Phoenix High’s Project ADAM effort began during the 2024-25 school year as the brainchild of PTS district nurse Carrie McDonald, who brought on three Oregon Health & Science University nursing students – Clara Fain, Sydney Gray and Katelyn Neklason – to help get the program off the ground. All three were there to pose with the banner today along with a large contingent of staffers who went through the training and executed a mock code drill – another requirement – last June. The banner, which will hang in PHS, was made by the mother of a teenager who died after suffering a cardiac event. 

“It feels really good,” Neklason said following today's celebration. “It feels like you’re actually making a change, not only in this community but potentially in other schools. And being the only school in Oregon is really cool to be a part of.”

Gray agreed. 

“What (McDonald) says is this is our way of caring about the community and making them a little bit safer. And so it’s kind of like we did our part to make a little bit of change and that’s pretty cool.”

The students identified four primary goals as they took on the project: 

  • Become the first school in Oregon to achieve Project ADAM certification.
  • Educate staff and community members about the importance of preparedness for sudden cardiac arrest (SCA).
  • Raise awareness of SCA and how early AED intervention can dramatically increase survival rates.
  • Build a heart-safe community in the Phoenix-Talent School District by reducing the risk of death from cardiac emergencies and improving survival through early action.

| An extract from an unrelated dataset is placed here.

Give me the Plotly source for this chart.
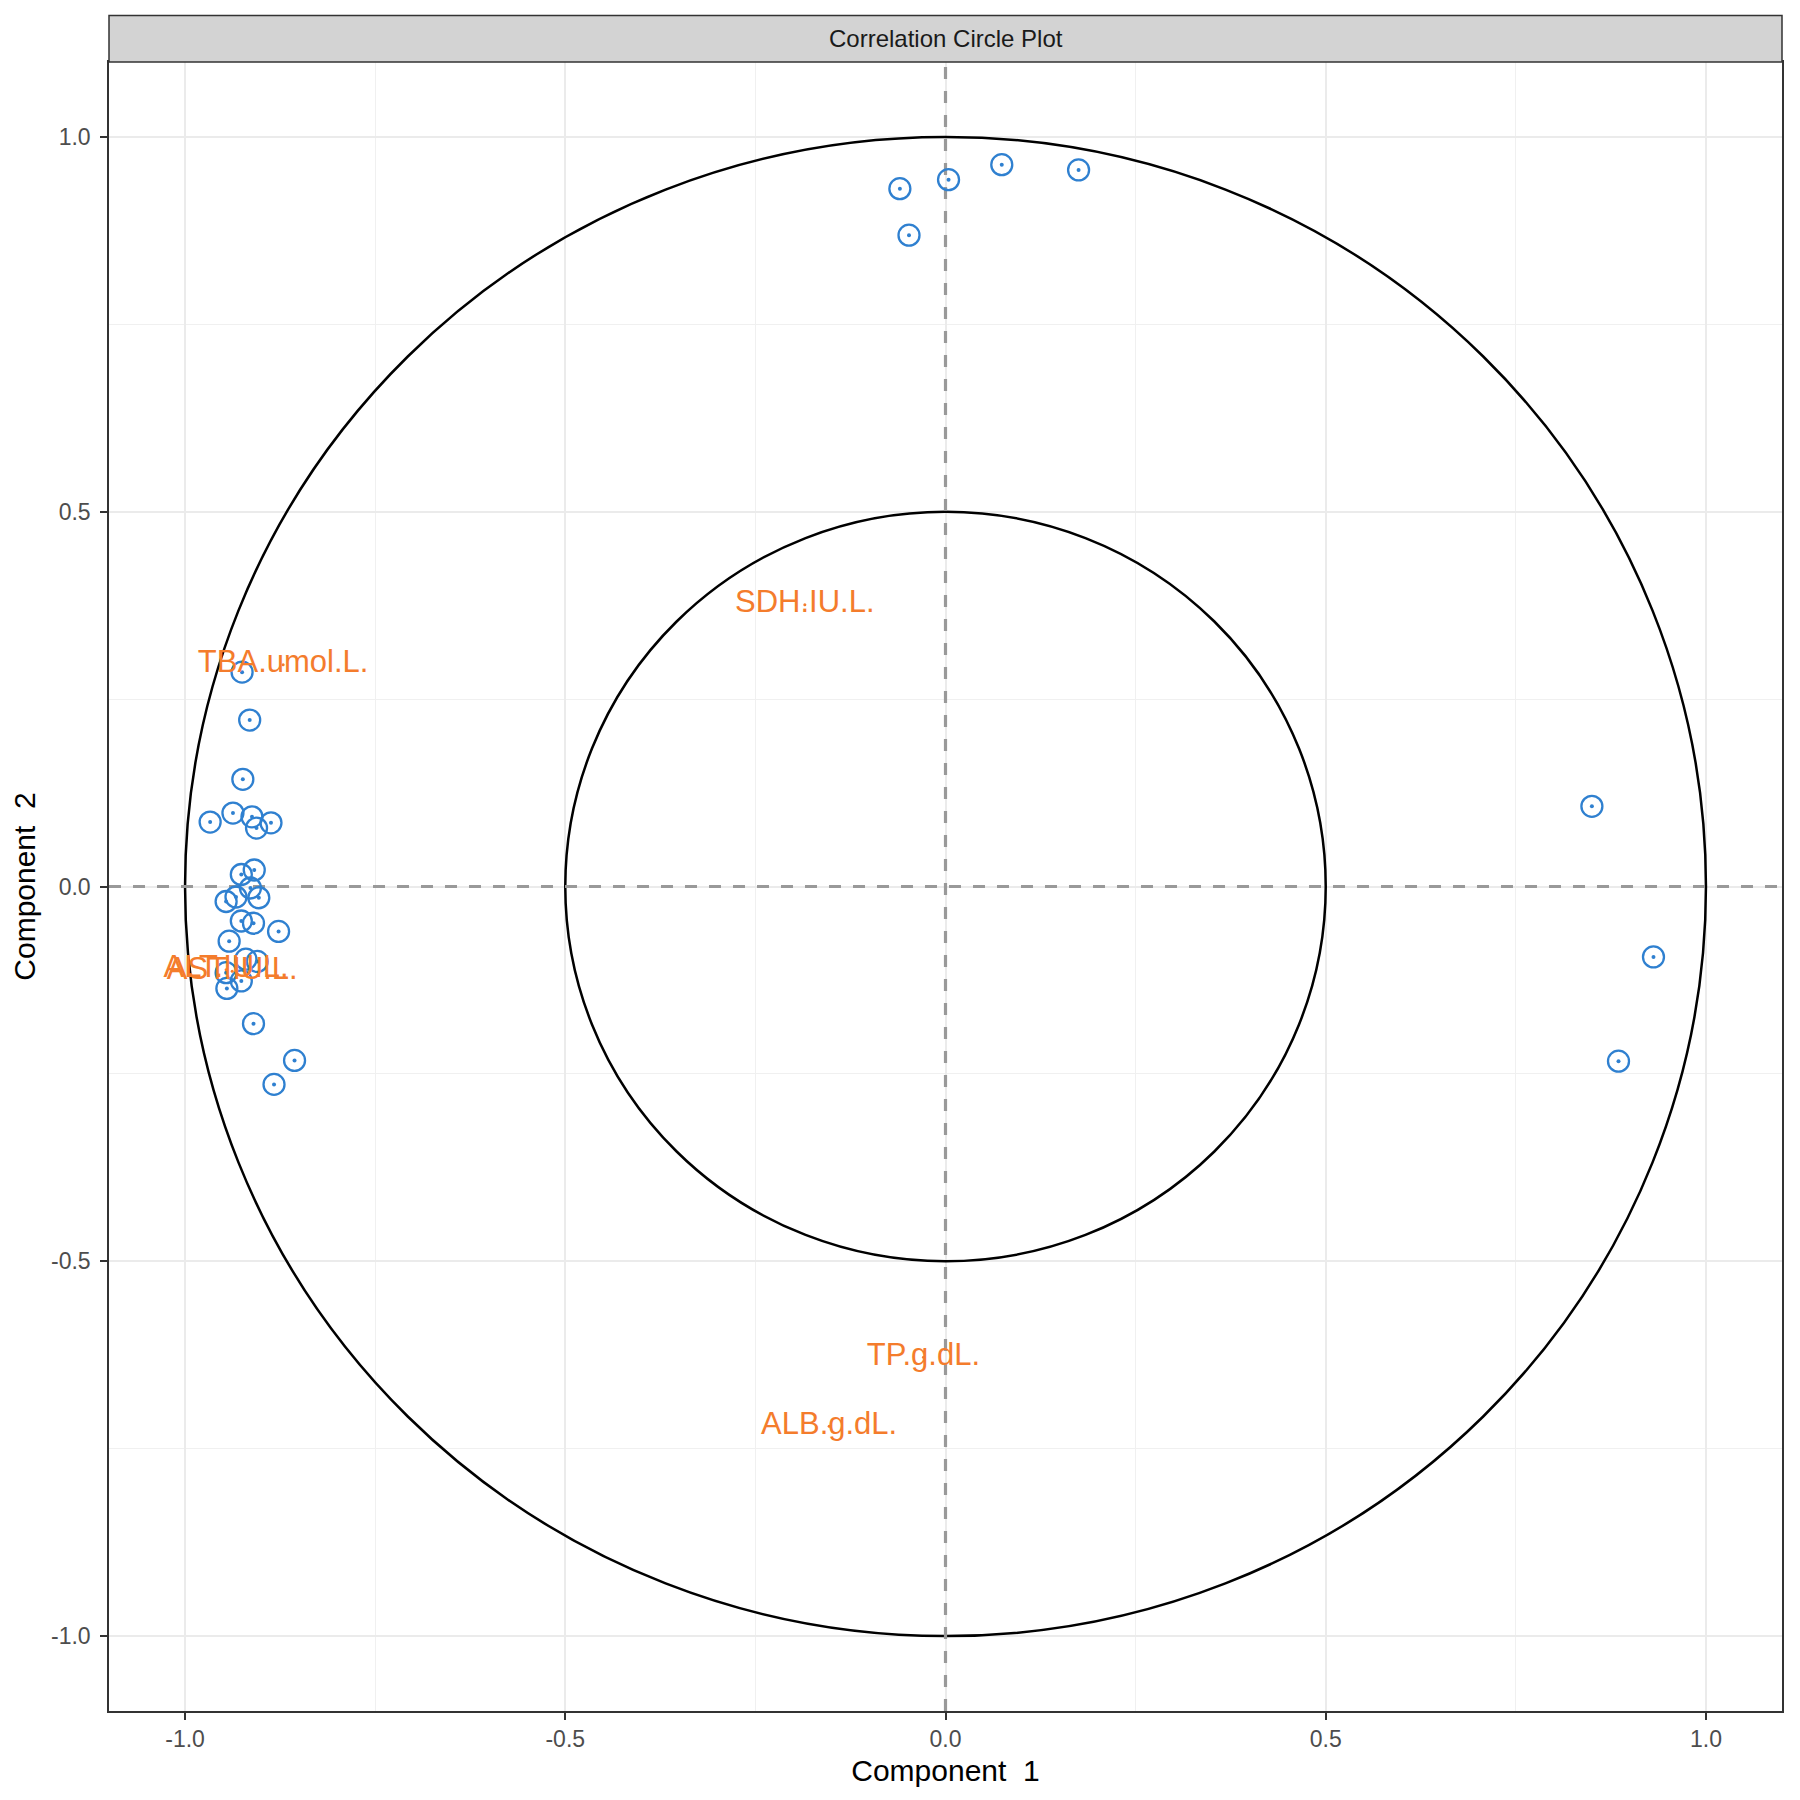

PHS health careers teacher Carolina Campbell, who helped run the mock code drill held June 11 at PHS and is one of several staff members on the school’s Community Emergency Response Team (CERT), said the school is ready should a cardiac emergency arise on campus.

“We have people spread all throughout the building who have very specific roles,” she said, “and should cardiac arrest happen we’re a radio call away and everybody springs into action and knows their roles, knows how to respond, knows how to perform CPR. We get emergency response here ASAP – we know how to do the handoff with them. …Every AED that’s here is very strategically placed so that it can be reached within a certain time because we know that even though paramedics and the fire department arrive as quickly as they can, oftentimes it’s not soon enough.”

Project ADAM was founded by Patty and Joe Lemel, whose son Adam Lemel collapsed and died while playing basketball at age 17. Adam suffered a Sudden Cardiac Arrest (SCA) in which ventricular fibrillation occurred, a condition in which the ventricles cannot pump blood into the body. An AED could have saved his life.

Campbell said she’s ecstatic that Phoenix High is now equipped to deal with an SCA within minutes.

“I am so excited,” she said. “I was talking to (McDonald) earlier and I got goosebumps and I kind of got them again. I just think it’s so awesome. I for a while said that I felt uncomfortable being one of the few people on campus who knew how to respond to an emergency – there weren’t enough of us. So this brought a really great opportunity for a lot of our staff to know how to respond if something were to happen and I just think it’s a beautiful thing for our community.”